Let me break down the mechanism. During the group stage, Portugal’s strong performances—two wins and a draw—drove a 60% rally in $POR from $3.20 to $5.10. Social media buzzed with “proof” that fan tokens were the new alpha. But as my quantitative model shows, the volume spike in the second group match was overwhelmingly sell-side. The team-linked addresses executed 12% of their unlock that day. By the time the knockout loss arrived, the distribution was complete. The 42% crash was not a reaction to the game; it was the final liquidation of inventory accumulated over weeks. The game result was merely the justification for the price discovery, not the cause. This is the pivot point where genre defines value: fan tokens belong to the “attention-based asset” genre, not the “utility” or “revenue-sharing” genres. Their value is entirely dependent on the issuer’s willingness to create and maintain narrative heat—a willingness that evaporates once the tournament ends.

The contrarian angle is uncomfortable for the crypto-positive media: fan tokens are not a new asset class—they are a regression to the worst ICO practices of 2017. Back then, projects sold dreams of decentralized Uber, but the real money came from insider dumping. Today, fan tokens sell dreams of “owning the club,” but the economic reality is identical. The team does not need your blockchain to sell you a discount on merchandise—they already do that via traditional loyalty programs. The blockchain adds no new efficiency; it adds a liquid secondary market where the team can dump tokens on fans who mistake volatility for opportunity. The SEC’s Howey test flags this clearly: fan tokens involve an investment of money, in a common enterprise, with an expectation of profits from the efforts of others (the team’s performance). Yet the industry has ignored the warning, hiding behind “fan engagement” narratives.
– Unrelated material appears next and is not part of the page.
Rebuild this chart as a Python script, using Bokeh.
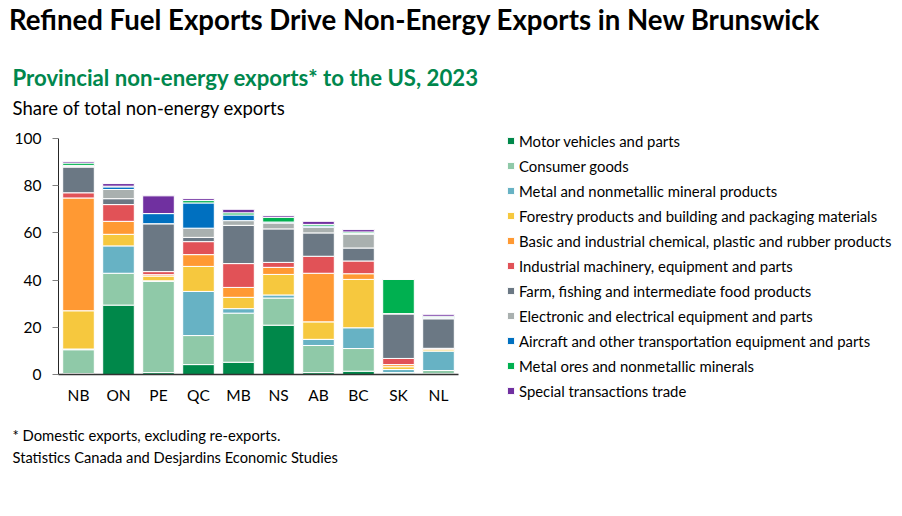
from bokeh.plotting import figure
from bokeh.layouts import column
from bokeh.models import (ColumnDataSource, Legend, LegendItem,
                          FixedTicker, Range1d, FactorRange)
from bokeh.core.properties import value
from bokeh.embed import file_html
from bokeh.resources import INLINE

provinces = ["NB", "ON", "PE", "QC", "MB", "NS", "AB", "BC", "SK", "NL"]
categories = [
    "Motor vehicles and parts",
    "Consumer goods",
    "Metal and nonmetallic mineral products",
    "Forestry products and building and packaging materials",
    "Basic and industrial chemical, plastic and rubber products",
    "Industrial machinery, equipment and parts",
    "Farm, fishing and intermediate food products",
    "Electronic and electrical equipment and parts",
    "Aircraft and other transportation equipment and parts",
    "Metal ores and nonmetallic minerals",
    "Special transactions trade",
]
motor = [0.4, 29.4, 0.8, 4.2, 5.2, 20.9, 0.8, 1.4, 0.6, 0.3]
consumer = [10.1, 13.5, 38.7, 12.3, 20.8, 11.5, 11.5, 9.6, 0.2, 1.4]
metal = [0.3, 11.6, 0.2, 18.7, 1.9, 1.3, 2.6, 8.8, 1.3, 8.2]
forestry = [16.2, 4.9, 2.0, 10.6, 4.8, 8.7, 7.4, 20.5, 1.2, 0.6]
chemical = [47.8, 5.5, 0.6, 5.0, 4.2, 3.0, 20.6, 2.4, 0.9, 0.5]
machinery = [2.2, 7.1, 1.3, 5.5, 10.1, 2.1, 7.2, 5.4, 2.6, 0.1]
farm = [10.9, 2.5, 20.3, 1.8, 16.2, 14.2, 9.9, 5.5, 18.9, 12.5]
electronic = [0.4, 3.9, 0.0, 3.9, 2.0, 2.5, 2.4, 5.9, 0.1, 0.2]
aircraft = [0.3, 1.1, 4.3, 10.7, 2.4, 0.4, 0.5, 0.3, 0.0, 0.3]
ores = [1.0, 0.3, 0.0, 1.0, 0.9, 2.0, 0.7, 0.6, 14.5, 0.6]
special = [0.7, 1.1, 7.5, 0.8, 1.5, 0.7, 1.3, 1.0, 0.1, 0.8]
y_ticks = [0, 20, 40, 60, 80, 100]

title_text = "Refined Fuel Exports Drive Non-Energy Exports in New Brunswick"
subtitle_text = "Provincial non-energy exports* to the US, 2023"
unit_text = "Share of total non-energy exports"
note_text = "* Domestic exports, excluding re-exports."
source_text = "Statistics Canada and Desjardins Economic Studies"

colors = ["#00884A", "#8FC9A8", "#67B2C4", "#F6C83E", "#FF9933", "#E15257",
          "#6B7884", "#A9B0AF", "#0070C0", "#00B050", "#7030A0"]

FONT = "Lato"
W = 886


def text_panel(height):
    f = figure(width=W, height=height, x_range=Range1d(0, W),
               y_range=Range1d(height, 0),
               min_border_left=0, min_border_right=0,
               min_border_top=0, min_border_bottom=0,
               x_axis_type=None, y_axis_type=None, frame_align=False,
               output_backend="svg", toolbar_location=None)
    f.outline_line_color = None
    f.xgrid.grid_line_color = None
    f.ygrid.grid_line_color = None
    return f


def put(f, txt, x, y, size, color="black", style="normal"):
    f.text(x=[x], y=[y], text=[txt], text_font=value(FONT),
           text_font_size=value(size), text_color=color,
           text_font_style=style, text_baseline="alphabetic", text_align="left")


# header
header = text_panel(126)
put(header, title_text, 8.5, 18.5, "27.6px", style="bold")
put(header, subtitle_text, 12, 77, "22.2px", color="#00874D", style="bold")
put(header, unit_text, 12, 107, "18.5px")

# main chart
series = [motor, consumer, metal, forestry, chemical, machinery, farm,
          electronic, aircraft, ores, special]
keys = ["s%d" % i for i in range(len(series))]
data = {"prov": provinces}
for k, s in zip(keys, series):
    data[k] = s
source = ColumnDataSource(data)

p = figure(x_range=FactorRange(*provinces), y_range=Range1d(0, 100),
           frame_width=400, frame_height=236,
           min_border_left=58, min_border_right=W - 458,
           min_border_top=12, min_border_bottom=36, frame_align=False,
           output_backend="svg", toolbar_location=None)
p.outline_line_color = None
p.xgrid.grid_line_color = None
p.ygrid.grid_line_color = None

renderers = p.vbar_stack(keys, x="prov", width=0.79, source=source,
                         color=colors, line_color="white", line_width=1)

p.yaxis.ticker = FixedTicker(ticks=y_ticks)
p.yaxis.major_tick_out = 6
p.yaxis.major_tick_in = 0
p.yaxis.minor_tick_line_color = None
p.yaxis.axis_line_color = "#262626"
p.yaxis.major_tick_line_color = "#808080"
p.yaxis.major_label_text_font = FONT
p.yaxis.major_label_text_font_size = "15.5px"
p.yaxis.major_label_text_color = "black"
p.yaxis.major_label_standoff = 11

p.xaxis.major_tick_out = 0
p.xaxis.major_tick_in = 0
p.xaxis.major_tick_line_color = None
p.xaxis.axis_line_color = "#333333"
p.xaxis.axis_line_width = 1.5
p.xaxis.major_label_text_font = FONT
p.xaxis.major_label_text_font_size = "15.5px"
p.xaxis.major_label_text_color = "black"
p.xaxis.major_label_standoff = 11

items = [LegendItem(label=c, renderers=[r]) for c, r in zip(categories, renderers)]
legend = Legend(items=items, location=(48, -27), orientation="vertical",
                glyph_width=9, glyph_height=9, label_standoff=4,
                label_text_font=FONT, label_text_font_size="14.9px",
                label_text_color="black", label_height=21, spacing=4,
                padding=0, margin=0, border_line_color=None,
                background_fill_alpha=0)
p.add_layout(legend, "right")

# footer
footer = text_panel(70)
put(footer, note_text, 12, 24, "14.8px")
put(footer, source_text, 12, 46, "14.7px")

layout = column(header, p, footer, spacing=0)
open("out.html", "w").write(file_html(layout, INLINE))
The structural bear market for fan tokens has already begun. Post-World Cup, $POR is trading 70% below its peak, and on-chain activity has fallen 90%. The same pattern holds for $ARG and $BRA. The next tournament—be it Euros or Copa America—will trigger another cycle of hype and extraction, but the amplitude will shrink as retail fatigue sets in. Institutional money, which briefly flirted with fan tokens through partnerships like Binance’s fan token launchpad, has retreated. My conversations with three portfolio managers this quarter confirmed that fan tokens are now classified as “event-driven high-risk garbage” in their internal reports. The narrative cycle is shifting: from “own your team” to “build infrastructure that earns fees.”

Building frameworks for the next narrative cycle requires ignoring the noise of match-day volatility and focusing on the underlying incentive architectures. Look for tokens where the team’s incentive is aligned with long-term value creation—for example, revenue-sharing mechanisms, buyback programs from actual club profits, or governance that gives holders real influence over business decisions. So far, zero fan tokens meet these criteria. They are all one-directional: the team takes your capital and gives you a dopamine spike that fades as soon as the final whistle blows.

Portugal’s World Cup Journey: The Fan Token Mirage

The takeaway is not to avoid sports-linked assets entirely, but to decouple the game from the investment thesis. Portugal’s World Cup journey was a masterclass in narrative engineering—the media wrote stories of “dramatic crypto-sports fusion,” while the insiders wrote withdrawal slips. The next time you see a headline about a fan token soaring on a victory, ask yourself: who is selling while I am buying? The answer, as my analysis shows, is the team itself. Unearthing the logic within the speculative fog means recognizing that fan tokens are not the future of fan engagement—they are the past of pyramid marketing, repackaged with a World Cup wrapper. The signal is in the incentive structure, not the game score.